Don Sixto convence a su sobrino de que no debe recibir a Jesús vestido de almirante dado que él no es un almirante y eso supondría mentirle a Dios. El jovencito lo entiende a las mil maravillas y decide hacerlo vestido de sí mismo. Eso, que un niño de 8 años de la época tarda unos minutos en comprender, parece muy distante a las mentes supuestamente pensantes del presente. Hoy en día, por lo visto, resulta más honroso responder a la norma, a las apariencias, ataviado con un traje a medida de dinero estafado a la gente a la que se dice representar.
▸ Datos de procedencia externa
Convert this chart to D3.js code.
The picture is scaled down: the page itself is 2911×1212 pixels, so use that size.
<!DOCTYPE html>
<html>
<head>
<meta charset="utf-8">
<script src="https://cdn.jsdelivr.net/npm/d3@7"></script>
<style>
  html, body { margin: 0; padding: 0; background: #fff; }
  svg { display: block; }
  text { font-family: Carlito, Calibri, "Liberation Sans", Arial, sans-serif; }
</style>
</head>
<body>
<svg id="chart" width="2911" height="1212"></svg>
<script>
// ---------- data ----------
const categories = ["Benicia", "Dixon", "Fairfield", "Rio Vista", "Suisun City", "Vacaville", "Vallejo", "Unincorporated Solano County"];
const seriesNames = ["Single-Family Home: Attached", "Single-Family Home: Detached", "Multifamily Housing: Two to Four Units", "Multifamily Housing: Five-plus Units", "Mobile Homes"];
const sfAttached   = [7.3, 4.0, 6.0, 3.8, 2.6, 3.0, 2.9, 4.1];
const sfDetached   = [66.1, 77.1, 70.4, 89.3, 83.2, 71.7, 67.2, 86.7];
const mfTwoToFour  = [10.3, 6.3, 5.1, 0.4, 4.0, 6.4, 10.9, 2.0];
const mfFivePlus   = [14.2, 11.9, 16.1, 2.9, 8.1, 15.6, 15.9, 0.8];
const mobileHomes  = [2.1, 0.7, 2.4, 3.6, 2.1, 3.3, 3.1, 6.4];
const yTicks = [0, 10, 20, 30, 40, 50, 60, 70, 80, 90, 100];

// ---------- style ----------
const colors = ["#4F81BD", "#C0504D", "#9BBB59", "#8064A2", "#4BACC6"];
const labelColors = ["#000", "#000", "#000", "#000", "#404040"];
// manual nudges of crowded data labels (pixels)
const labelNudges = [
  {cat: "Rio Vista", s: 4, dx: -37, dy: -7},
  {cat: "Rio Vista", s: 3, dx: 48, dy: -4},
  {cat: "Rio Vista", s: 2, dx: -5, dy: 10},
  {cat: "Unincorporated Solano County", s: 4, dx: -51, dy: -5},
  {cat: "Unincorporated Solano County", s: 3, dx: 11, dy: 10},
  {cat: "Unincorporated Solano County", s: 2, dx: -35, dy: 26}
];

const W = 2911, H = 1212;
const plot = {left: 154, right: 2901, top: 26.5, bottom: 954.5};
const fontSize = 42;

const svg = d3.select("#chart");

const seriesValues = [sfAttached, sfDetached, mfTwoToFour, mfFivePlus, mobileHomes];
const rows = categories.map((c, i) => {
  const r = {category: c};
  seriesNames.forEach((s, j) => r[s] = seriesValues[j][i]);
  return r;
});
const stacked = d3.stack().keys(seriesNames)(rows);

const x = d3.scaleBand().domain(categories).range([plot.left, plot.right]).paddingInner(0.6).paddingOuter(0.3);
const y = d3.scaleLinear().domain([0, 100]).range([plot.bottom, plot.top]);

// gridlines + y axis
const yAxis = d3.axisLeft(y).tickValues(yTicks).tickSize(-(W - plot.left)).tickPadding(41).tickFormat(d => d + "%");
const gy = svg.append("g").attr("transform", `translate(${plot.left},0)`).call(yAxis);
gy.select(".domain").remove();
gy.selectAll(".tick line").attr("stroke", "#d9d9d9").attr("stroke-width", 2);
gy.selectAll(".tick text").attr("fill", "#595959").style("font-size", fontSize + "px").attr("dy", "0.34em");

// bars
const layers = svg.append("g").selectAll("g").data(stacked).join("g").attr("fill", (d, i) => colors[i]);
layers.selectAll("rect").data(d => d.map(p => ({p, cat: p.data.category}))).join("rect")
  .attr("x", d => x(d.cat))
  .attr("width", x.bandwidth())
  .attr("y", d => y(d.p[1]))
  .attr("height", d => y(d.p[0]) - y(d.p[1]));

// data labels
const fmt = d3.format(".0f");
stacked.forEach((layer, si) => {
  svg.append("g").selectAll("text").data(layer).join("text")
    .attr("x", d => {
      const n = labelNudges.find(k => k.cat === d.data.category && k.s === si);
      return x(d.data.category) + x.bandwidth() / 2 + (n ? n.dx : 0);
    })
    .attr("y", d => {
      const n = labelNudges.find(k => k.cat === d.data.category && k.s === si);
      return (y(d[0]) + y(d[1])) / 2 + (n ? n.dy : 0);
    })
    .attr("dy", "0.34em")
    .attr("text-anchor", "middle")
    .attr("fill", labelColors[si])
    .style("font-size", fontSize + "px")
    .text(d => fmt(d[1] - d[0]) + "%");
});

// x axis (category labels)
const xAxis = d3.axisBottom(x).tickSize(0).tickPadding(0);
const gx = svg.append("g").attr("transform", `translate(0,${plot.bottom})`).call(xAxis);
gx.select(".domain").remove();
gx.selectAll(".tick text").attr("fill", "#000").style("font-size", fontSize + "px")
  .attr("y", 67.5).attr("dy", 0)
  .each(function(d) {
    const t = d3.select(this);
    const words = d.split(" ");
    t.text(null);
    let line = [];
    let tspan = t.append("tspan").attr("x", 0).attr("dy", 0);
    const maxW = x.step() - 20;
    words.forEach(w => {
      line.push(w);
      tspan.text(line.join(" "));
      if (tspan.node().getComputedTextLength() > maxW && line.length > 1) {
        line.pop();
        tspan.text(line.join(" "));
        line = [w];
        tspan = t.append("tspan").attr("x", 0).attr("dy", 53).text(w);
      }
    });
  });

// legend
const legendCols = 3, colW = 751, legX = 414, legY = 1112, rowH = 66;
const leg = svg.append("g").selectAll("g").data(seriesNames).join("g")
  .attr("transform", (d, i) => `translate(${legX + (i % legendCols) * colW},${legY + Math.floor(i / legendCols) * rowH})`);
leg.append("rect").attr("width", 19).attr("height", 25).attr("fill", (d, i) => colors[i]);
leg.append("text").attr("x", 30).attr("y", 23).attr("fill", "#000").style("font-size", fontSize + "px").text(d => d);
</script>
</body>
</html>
Mientras la portera no sepa que el trajeado era un ladrón y pueda hablar solo del traje… la cosa va bien, no se despendolan las conciencias, ni impera la anarquía. En su lugar, puede reinar un sosegado, civilizado y metódico saqueo. Siempre que no se ensucie el regio entorno con perros y con flautas, no habrá problema.
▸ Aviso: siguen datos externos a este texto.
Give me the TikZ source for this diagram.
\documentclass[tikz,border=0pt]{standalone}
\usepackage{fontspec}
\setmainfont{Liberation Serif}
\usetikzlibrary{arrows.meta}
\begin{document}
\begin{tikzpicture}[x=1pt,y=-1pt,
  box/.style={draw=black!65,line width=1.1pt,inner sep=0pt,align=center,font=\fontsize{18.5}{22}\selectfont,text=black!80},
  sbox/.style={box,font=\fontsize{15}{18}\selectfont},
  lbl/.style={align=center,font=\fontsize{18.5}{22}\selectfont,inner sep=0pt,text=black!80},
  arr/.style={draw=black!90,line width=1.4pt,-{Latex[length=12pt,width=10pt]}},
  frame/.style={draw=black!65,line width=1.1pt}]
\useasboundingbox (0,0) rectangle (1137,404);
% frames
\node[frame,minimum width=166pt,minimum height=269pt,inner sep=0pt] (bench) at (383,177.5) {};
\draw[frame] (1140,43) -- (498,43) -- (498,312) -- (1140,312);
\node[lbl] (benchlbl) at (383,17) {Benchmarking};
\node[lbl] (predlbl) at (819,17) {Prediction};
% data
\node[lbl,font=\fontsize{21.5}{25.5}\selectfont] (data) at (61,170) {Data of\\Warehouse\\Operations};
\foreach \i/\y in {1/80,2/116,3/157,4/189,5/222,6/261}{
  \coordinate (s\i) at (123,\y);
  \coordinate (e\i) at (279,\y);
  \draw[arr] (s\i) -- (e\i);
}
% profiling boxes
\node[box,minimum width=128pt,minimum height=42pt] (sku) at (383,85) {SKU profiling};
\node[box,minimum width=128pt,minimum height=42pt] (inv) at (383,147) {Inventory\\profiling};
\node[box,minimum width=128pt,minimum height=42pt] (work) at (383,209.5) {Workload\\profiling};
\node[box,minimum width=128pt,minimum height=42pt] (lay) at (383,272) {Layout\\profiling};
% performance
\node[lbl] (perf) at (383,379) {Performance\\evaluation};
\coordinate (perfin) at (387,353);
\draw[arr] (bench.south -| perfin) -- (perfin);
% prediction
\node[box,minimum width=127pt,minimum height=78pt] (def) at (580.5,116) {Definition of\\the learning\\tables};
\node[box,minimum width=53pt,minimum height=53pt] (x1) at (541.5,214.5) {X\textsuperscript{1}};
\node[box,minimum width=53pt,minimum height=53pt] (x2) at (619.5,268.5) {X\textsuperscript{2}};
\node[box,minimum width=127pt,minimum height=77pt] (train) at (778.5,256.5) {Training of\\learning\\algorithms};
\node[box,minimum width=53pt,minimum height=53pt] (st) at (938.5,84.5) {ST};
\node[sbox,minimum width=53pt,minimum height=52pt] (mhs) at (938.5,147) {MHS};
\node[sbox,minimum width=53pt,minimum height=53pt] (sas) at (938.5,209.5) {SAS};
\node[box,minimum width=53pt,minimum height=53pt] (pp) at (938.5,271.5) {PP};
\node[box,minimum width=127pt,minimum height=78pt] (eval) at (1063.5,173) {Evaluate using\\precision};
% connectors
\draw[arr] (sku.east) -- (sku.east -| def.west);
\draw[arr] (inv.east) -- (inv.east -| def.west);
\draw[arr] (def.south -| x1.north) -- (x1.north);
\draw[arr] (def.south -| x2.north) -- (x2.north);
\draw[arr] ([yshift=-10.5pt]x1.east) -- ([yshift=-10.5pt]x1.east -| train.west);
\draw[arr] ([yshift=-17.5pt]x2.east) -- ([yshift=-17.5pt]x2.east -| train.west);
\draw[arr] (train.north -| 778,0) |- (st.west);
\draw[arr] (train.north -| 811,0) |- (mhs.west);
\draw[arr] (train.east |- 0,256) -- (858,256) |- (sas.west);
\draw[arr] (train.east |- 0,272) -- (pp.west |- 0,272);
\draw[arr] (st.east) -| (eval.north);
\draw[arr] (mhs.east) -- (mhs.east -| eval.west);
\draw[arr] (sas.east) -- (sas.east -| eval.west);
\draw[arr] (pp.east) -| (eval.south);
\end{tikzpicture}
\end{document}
Cuando Televisión Española estrenó Este señor de negro era el 8 de octubre de 1975. Cuando emitió el último episodio, 28 de enero de 1976. Entre medias, ocurrieron muchas cosas en ese país en sombras. En medio de ese periodo se nos comenzó a morir la hipocresía. Lamentablemente, aún hoy los hay que prefieren perros atados con longanizas pagadas con el erario que se nos roba a los parias, antes que perros que parezcan perros, antes que niños vestidos de niños. Debe ser cosa de la portera.